*What to do*
Filter the lines below, copying only those with the string "this".

*Provided records*

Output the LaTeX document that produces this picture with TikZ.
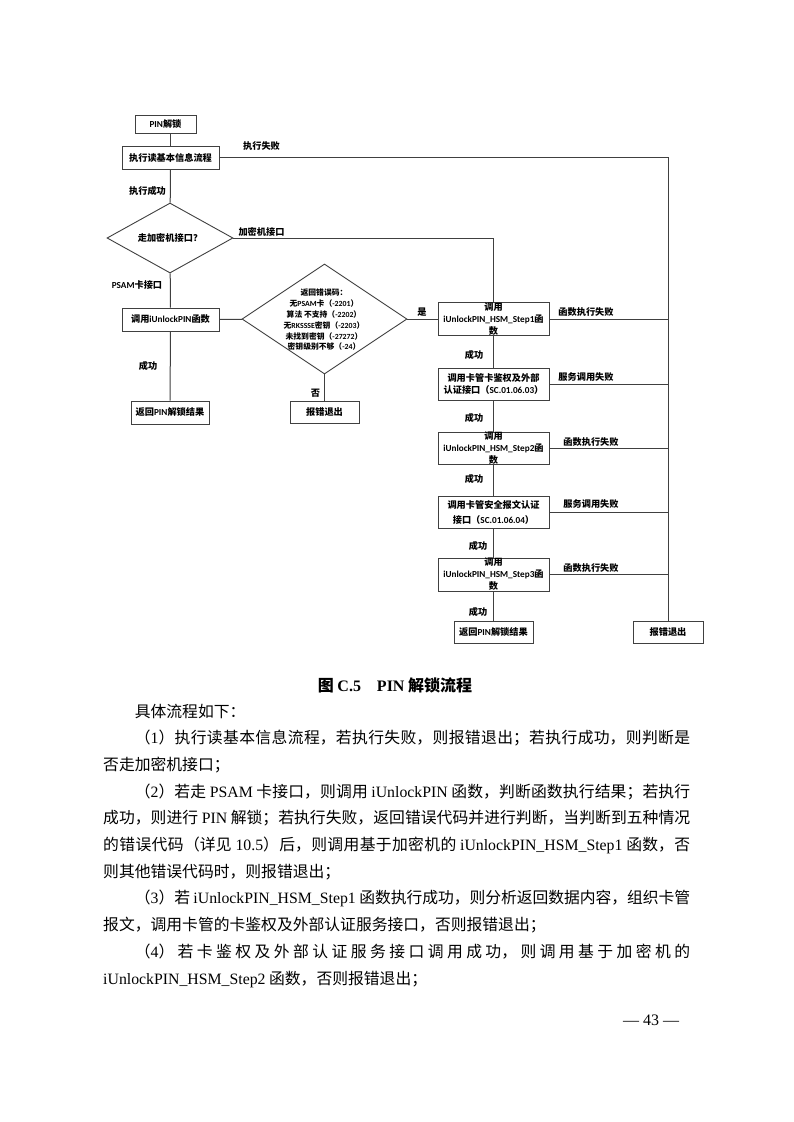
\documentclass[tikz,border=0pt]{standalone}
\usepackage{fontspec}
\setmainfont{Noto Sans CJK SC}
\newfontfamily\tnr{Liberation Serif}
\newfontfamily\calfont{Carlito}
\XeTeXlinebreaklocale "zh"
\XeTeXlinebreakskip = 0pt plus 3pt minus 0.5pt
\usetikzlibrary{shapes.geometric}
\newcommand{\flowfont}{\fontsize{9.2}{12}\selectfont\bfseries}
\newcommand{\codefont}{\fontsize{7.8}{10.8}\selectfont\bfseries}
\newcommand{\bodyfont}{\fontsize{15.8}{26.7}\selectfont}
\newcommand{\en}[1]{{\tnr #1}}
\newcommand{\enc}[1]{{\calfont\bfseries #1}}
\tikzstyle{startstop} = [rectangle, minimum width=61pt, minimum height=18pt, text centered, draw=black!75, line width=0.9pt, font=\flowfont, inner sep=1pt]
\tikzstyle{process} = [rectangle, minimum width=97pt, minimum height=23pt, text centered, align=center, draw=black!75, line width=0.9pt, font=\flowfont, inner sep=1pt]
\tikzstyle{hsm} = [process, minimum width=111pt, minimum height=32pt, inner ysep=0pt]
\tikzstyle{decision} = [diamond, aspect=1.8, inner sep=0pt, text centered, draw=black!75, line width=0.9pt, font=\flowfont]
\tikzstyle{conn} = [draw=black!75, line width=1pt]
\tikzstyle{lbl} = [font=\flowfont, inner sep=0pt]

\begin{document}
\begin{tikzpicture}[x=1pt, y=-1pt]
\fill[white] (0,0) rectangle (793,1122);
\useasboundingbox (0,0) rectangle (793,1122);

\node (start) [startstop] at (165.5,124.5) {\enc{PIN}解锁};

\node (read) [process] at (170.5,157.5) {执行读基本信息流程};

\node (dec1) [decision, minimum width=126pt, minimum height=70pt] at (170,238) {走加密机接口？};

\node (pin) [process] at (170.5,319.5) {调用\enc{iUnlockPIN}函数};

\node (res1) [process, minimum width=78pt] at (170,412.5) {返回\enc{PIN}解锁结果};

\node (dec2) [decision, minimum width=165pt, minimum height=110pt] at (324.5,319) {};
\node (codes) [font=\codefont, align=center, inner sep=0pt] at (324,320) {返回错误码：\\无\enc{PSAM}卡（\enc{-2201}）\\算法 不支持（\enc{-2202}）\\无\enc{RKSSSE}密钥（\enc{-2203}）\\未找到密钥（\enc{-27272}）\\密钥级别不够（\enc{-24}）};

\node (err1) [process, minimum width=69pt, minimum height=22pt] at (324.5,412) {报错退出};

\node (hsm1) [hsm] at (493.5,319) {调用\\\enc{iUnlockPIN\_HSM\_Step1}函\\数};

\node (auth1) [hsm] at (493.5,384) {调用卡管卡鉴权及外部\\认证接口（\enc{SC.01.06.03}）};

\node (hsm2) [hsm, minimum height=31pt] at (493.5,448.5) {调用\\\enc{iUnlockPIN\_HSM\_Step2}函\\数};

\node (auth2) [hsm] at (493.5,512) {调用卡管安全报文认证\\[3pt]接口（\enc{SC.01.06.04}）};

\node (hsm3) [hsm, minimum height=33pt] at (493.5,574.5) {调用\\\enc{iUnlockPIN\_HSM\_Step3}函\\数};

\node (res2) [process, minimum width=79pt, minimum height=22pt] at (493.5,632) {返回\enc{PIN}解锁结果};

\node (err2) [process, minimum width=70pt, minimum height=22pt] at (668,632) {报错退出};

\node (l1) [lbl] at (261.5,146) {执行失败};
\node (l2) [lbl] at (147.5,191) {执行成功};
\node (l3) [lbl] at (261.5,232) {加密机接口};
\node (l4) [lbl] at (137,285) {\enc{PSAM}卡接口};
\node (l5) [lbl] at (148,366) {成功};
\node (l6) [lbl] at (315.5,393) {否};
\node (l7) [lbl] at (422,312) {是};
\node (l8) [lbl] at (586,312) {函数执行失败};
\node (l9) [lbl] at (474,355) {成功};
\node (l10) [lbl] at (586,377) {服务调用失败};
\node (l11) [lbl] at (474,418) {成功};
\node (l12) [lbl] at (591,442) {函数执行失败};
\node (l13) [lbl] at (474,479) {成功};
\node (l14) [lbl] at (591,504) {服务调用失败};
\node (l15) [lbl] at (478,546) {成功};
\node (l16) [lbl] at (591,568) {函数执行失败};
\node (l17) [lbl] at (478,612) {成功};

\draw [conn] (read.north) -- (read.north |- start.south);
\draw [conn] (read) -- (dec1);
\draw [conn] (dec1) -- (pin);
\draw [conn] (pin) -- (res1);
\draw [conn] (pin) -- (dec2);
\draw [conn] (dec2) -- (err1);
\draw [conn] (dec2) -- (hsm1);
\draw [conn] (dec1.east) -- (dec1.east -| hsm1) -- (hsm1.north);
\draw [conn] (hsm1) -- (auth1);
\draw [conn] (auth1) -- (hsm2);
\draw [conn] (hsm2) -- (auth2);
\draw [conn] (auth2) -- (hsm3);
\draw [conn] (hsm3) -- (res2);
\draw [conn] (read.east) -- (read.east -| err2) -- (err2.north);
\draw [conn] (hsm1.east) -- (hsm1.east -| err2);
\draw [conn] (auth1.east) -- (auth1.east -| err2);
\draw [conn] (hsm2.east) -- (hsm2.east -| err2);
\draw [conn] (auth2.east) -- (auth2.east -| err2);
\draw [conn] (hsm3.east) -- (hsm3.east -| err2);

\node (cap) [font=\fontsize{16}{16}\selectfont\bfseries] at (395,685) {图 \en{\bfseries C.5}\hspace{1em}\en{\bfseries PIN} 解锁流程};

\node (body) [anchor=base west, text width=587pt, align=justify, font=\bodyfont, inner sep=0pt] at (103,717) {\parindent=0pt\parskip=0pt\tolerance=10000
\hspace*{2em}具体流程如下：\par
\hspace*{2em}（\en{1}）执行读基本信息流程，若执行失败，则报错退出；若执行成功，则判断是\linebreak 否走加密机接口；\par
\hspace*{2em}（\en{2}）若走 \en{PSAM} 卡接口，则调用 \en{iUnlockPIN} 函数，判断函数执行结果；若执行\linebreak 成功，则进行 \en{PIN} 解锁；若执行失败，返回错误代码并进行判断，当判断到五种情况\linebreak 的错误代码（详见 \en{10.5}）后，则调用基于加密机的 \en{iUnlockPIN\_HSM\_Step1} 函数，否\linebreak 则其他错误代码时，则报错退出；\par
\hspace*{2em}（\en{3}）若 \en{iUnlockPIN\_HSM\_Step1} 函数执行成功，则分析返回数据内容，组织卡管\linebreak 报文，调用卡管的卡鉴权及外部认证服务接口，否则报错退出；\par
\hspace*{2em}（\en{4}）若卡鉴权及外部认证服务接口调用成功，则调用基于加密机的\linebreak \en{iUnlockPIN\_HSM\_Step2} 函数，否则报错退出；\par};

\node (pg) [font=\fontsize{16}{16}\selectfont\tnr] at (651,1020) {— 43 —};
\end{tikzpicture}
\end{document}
* * *
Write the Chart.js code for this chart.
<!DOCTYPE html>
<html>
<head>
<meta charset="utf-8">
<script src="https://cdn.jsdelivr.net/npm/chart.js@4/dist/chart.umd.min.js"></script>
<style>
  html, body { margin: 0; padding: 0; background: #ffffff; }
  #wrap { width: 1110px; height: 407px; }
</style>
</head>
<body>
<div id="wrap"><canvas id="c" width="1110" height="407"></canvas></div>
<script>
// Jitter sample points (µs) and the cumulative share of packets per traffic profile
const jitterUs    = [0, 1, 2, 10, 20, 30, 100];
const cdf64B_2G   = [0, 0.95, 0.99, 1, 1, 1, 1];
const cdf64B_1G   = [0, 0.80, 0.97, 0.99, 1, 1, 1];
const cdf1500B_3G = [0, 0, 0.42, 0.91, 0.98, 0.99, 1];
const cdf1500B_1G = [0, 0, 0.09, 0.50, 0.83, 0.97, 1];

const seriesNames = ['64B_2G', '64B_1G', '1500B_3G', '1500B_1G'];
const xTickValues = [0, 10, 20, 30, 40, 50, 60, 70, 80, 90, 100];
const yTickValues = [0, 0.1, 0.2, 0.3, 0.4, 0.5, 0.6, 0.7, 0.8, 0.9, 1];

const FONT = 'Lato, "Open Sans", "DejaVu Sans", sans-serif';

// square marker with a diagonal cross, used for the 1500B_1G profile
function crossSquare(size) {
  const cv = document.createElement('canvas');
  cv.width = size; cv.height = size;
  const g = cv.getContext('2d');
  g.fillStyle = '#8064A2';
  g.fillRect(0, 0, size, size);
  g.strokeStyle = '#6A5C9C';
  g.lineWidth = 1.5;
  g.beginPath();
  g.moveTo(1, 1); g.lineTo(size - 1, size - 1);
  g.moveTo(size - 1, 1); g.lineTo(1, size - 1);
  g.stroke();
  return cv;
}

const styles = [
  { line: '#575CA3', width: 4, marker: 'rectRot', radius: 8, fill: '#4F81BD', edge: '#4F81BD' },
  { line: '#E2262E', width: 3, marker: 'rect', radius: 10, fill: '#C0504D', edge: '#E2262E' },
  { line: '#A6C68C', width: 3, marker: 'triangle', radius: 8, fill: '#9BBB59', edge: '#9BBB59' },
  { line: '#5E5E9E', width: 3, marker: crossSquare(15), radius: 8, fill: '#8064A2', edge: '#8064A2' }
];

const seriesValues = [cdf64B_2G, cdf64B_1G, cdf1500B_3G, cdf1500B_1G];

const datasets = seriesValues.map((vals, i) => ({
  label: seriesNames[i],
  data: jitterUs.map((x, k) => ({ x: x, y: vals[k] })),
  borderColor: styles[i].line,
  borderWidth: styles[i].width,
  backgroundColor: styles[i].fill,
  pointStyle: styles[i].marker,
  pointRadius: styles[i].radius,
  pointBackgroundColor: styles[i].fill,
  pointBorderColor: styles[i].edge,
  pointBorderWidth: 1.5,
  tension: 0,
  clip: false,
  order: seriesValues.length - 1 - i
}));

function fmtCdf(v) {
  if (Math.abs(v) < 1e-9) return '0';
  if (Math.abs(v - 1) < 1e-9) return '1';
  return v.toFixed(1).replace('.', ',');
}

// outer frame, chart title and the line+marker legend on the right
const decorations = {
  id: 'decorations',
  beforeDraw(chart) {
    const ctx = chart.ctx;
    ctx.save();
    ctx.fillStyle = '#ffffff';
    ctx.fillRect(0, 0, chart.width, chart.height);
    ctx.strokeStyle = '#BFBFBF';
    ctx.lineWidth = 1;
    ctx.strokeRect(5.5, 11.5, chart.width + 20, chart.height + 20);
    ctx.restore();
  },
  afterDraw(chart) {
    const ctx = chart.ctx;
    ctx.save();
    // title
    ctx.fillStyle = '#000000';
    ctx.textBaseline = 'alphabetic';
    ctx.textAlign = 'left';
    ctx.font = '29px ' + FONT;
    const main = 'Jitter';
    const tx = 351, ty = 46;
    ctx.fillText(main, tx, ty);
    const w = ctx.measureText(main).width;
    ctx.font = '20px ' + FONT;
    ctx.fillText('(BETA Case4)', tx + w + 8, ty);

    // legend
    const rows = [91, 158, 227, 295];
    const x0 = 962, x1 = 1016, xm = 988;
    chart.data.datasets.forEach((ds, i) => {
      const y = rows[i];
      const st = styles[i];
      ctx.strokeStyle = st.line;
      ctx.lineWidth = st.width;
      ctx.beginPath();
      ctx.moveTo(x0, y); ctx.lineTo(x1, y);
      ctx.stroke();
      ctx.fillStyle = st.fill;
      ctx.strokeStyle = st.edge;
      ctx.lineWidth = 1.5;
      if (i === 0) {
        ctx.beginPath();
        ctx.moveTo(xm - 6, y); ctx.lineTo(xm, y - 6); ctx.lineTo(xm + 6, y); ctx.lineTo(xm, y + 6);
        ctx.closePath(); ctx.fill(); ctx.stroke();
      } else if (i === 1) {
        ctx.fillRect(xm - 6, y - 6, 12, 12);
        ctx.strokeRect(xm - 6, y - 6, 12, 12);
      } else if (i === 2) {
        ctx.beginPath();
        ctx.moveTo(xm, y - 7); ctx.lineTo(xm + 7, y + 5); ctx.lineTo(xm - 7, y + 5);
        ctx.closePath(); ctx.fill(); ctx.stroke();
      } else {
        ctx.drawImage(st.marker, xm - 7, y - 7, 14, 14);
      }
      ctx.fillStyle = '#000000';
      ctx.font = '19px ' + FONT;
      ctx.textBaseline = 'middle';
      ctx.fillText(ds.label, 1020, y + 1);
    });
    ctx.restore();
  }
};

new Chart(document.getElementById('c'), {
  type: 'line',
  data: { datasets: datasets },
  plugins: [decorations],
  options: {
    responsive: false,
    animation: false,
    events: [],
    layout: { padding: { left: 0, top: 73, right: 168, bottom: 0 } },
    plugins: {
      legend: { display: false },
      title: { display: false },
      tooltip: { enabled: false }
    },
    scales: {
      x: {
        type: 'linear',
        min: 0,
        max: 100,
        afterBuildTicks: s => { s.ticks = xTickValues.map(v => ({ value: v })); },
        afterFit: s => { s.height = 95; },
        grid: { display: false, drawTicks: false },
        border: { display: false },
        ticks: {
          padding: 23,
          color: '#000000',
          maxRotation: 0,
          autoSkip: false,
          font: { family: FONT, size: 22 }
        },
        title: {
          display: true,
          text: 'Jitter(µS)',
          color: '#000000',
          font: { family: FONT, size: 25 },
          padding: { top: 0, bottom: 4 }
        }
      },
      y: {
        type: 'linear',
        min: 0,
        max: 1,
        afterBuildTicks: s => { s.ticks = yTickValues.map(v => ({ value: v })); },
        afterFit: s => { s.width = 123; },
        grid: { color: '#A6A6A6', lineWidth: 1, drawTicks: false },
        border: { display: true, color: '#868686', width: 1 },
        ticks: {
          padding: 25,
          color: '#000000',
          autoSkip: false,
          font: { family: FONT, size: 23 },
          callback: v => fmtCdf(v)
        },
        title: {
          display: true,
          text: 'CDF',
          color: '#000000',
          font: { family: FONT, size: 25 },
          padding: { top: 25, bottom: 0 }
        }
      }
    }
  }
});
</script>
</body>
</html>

*Problem solution*
Output the LaTeX document that produces this picture with TikZ.
Write the Chart.js code for this chart.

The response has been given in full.